The book also contains policy prescriptions that closely resemble the platform Donald Trump has run on in the 2016 presidential election primaries.’ (Bruce Wilson’s article linked above)
As Joan Braune (in the article cited in the epigraph) points out, there is actually no such thing as ‘cultural Marxism’ – no Marxist individual or group that call themselves ‘cultural Marxists’. It is entirely a creation of the New Right and is most fundamentally a conspiracy theory of the kind that we can see in the preceding discussion. Braune also refers to a memo written by a former Trump aide, Richard Higgins, that ‘framed Trump’s presidential campaign [in 2016] as a war on “Cultural Marxism”.’ She says:
‘Higgins wrote of a “cabal” (an antisemitic trope) promoting Cultural Marxism that included “globalists, bankers, Islamists, and conservative Republicans,” and had captured control of the media, academia, politics, and the financial system, as well as controlling attempts to tamp down on hate speech and hate groups through CVE (Countering Violent Extremism) government programs.
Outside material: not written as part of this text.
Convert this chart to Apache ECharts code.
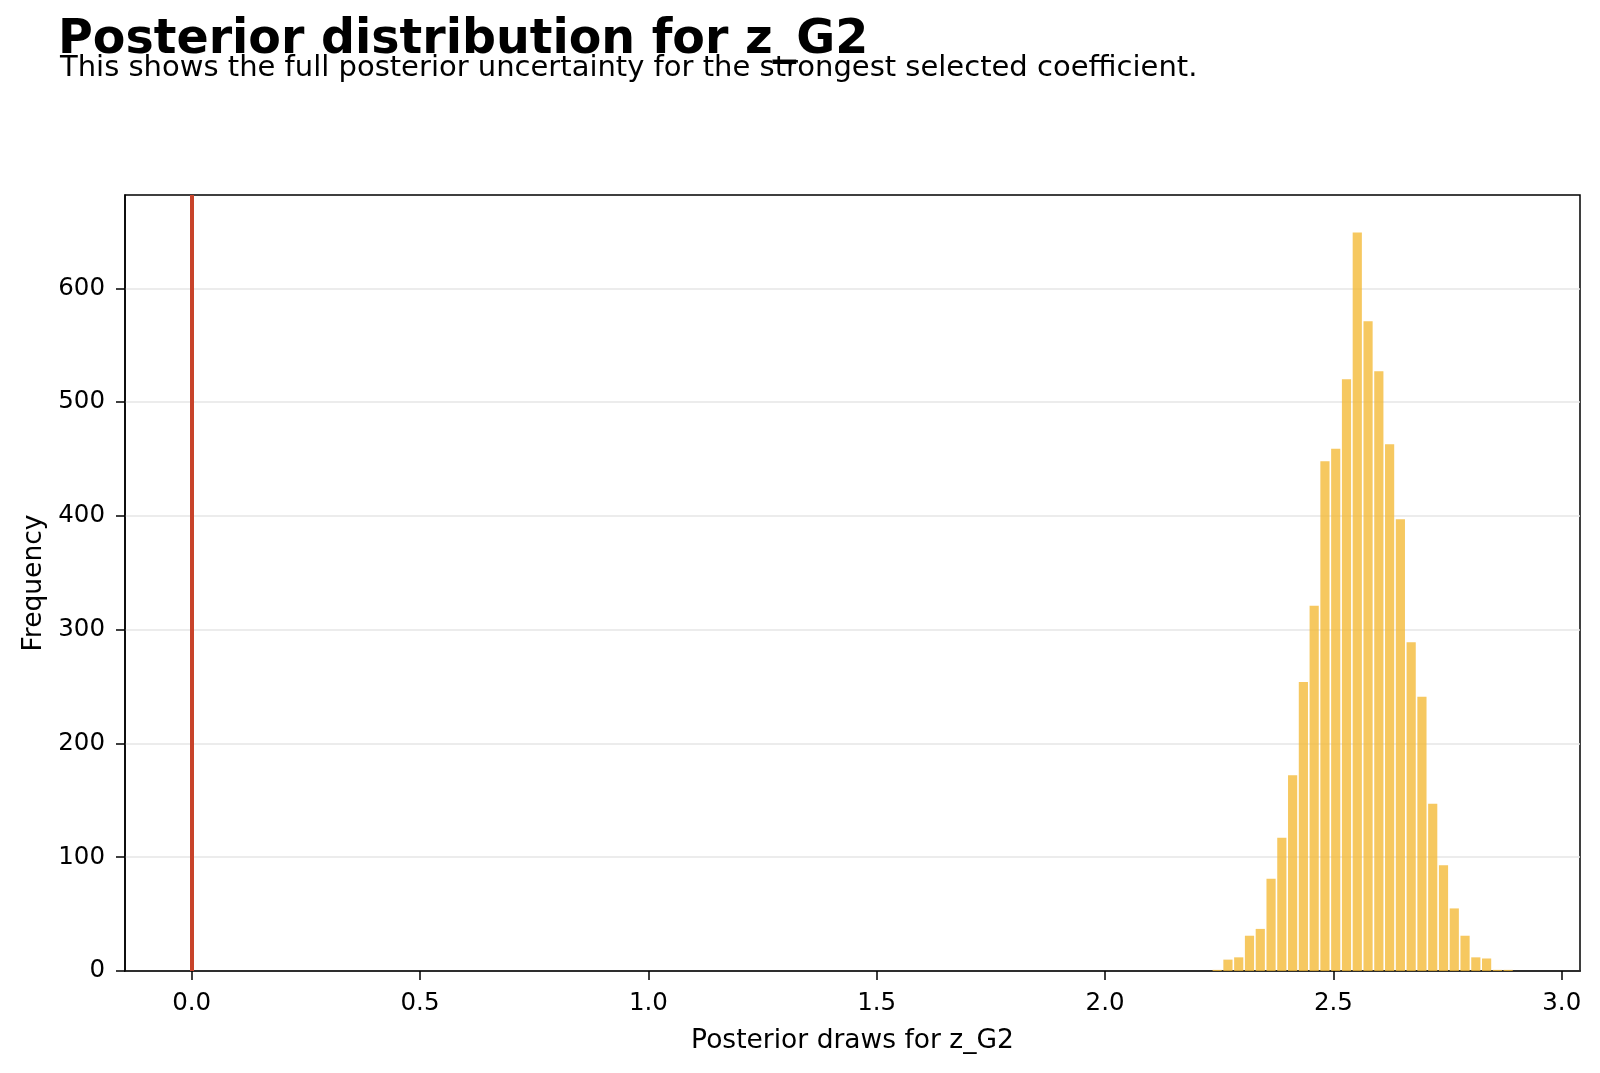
<!DOCTYPE html>
<html>
<head>
<meta charset="utf-8">
<title>Posterior distribution for z_G2</title>
<script src="https://cdn.jsdelivr.net/npm/echarts@6/dist/echarts.min.js"></script>
<style>
  html, body { margin: 0; padding: 0; background: #fff; }
  #chart { width: 1600px; height: 1073px; }
</style>
</head>
<body>
<div id="chart"></div>
<script>
// histogram bins (left edges), width of each bin and counts
const binLefts = [
  2.2337, 2.2573, 2.2809, 2.3045, 2.3281, 2.3517, 2.3753, 2.3989, 2.4225, 2.4461,
  2.4697, 2.4933, 2.5169, 2.5405, 2.5641, 2.5877, 2.6113, 2.6349, 2.6585, 2.6821,
  2.7057, 2.7293, 2.7529, 2.7765, 2.8001, 2.8237, 2.8473, 2.8709
]
const binWidth = 0.0236
const counts = [
  1, 10, 12, 31, 37, 81, 117, 172, 254, 321,
  448, 459, 520, 649, 571, 527, 463, 397, 289, 241,
  147, 93, 55, 31, 12, 11, 1, 1
]
// tick labels
const xTicks = [0, 0.5, 1.0, 1.5, 2.0, 2.5, 3.0]
const yTicks = [0, 100, 200, 300, 400, 500, 600]
// reference line at zero
const refLine = 0

const font = 'DejaVu Sans'
const chart = echarts.init(document.getElementById('chart'))

const option = {
  backgroundColor: '#fff',
  animation: false,
  title: [
    {
      text: 'Posterior distribution for z_G2',
      left: 53,
      top: 12,
      textStyle: { fontFamily: font, fontSize: 47.5, fontWeight: 'bold', color: '#000' },
    },
    {
      text: 'This shows the full posterior uncertainty for the strongest selected coefficient.',
      left: 55,
      top: 49,
      textStyle: { fontFamily: font, fontSize: 29, fontWeight: 'normal', color: '#000' },
    },
  ],
  grid: {
    left: 125,
    right: 20,
    top: 195,
    bottom: 102,
    show: true,
    borderColor: '#000',
    borderWidth: 1.5,
    containLabel: false,
  },
  xAxis: {
    type: 'value',
    min: -0.146,
    max: 3.04,
    name: 'Posterior draws for z_G2',
    nameLocation: 'middle',
    nameGap: 57,
    nameTextStyle: { fontFamily: font, fontSize: 26.5, color: '#000' },
    axisLine: { show: true, onZero: false, lineStyle: { color: '#000', width: 1.5 } },
    axisTick: { show: true, length: 9, customValues: xTicks, lineStyle: { color: '#000', width: 1.5 } },
    axisLabel: {
      customValues: xTicks,
      margin: 20,
      fontFamily: font,
      fontSize: 24.5,
      color: '#000',
      formatter: (v) => v.toFixed(1),
    },
    splitLine: { show: false },
  },
  yAxis: {
    type: 'value',
    min: 0,
    max: 682,
    interval: 100,
    name: 'Frequency',
    nameLocation: 'middle',
    nameGap: 77,
    nameRotate: 90,
    nameTextStyle: { fontFamily: font, fontSize: 26.5, color: '#000' },
    axisLine: { show: true, onZero: false, lineStyle: { color: '#000', width: 1.5 } },
    axisTick: { show: true, length: 9, customValues: yTicks, lineStyle: { color: '#000', width: 1.5 } },
    axisLabel: {
      customValues: yTicks,
      margin: 20,
      fontFamily: font,
      fontSize: 24.5,
      color: '#000',
    },
    splitLine: { show: true, lineStyle: { color: '#e6e6e6', width: 1.5 } },
  },
  series: [
    {
      type: 'custom',
      z: 1,
      data: binLefts.map((x, i) => [x, x + binWidth, counts[i]]),
      encode: { x: [0, 1], y: 2 },
      renderItem: (params, api) => {
        const p0 = api.coord([api.value(0), 0])
        const p1 = api.coord([api.value(1), api.value(2)])
        // leave a thin white gap between neighbouring bars
        return {
          type: 'rect',
          shape: {
            x: p0[0] + 0.8,
            y: p1[1],
            width: p1[0] - p0[0] - 1.6,
            height: p0[1] - p1[1],
          },
          style: { fill: 'rgba(244,186,56,0.8)' },
        }
      },
      markLine: {
        silent: true,
        symbol: 'none',
        label: { show: false },
        lineStyle: { color: '#c8432a', width: 4, type: 'solid' },
        data: [{ xAxis: refLine }],
      },
    },
  ],
}

chart.setOption(option)
</script>
</body>
</html>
The Frankfurt School, Higgins asserted, sought to deconstruct everything in order to destroy it, giving rise to society-wide nihilism.‘ (Braune 2019: 5)
It is interesting to see how much of this discourse has now become, with minor modifications, the staple of Hindu supremacist discourse of the RSS. One obvious modification, given its love for Israel due to a shared Islamophobia, is to replace the figure of the conspiring wicked Jew with that of the Muslim-in-league-with-Marxists. In a sense, as is evident from the earlier discussion, even this modification is not really quite original as the contemporary Euro-American New Right had already brought in Islamists and Muslims into the center of their discourse. It is important, nevertheless, to grasp the ways in which the RSS and Hindu supremacists in India have discovered kinship with White Terrorist ideology that has developed into a cult of the bomb and the gun over the past few decades, at least since the Oklahoma City bombing in 1995. Given the fact that the term ‘Cultural Marxism’ plays a crucial role in this spate of white terrorist violence at least since 2011, it is reasonable to assume that Mr Bhagwat is not ignorant about – or innocent of – the links it establishes for him and his organization.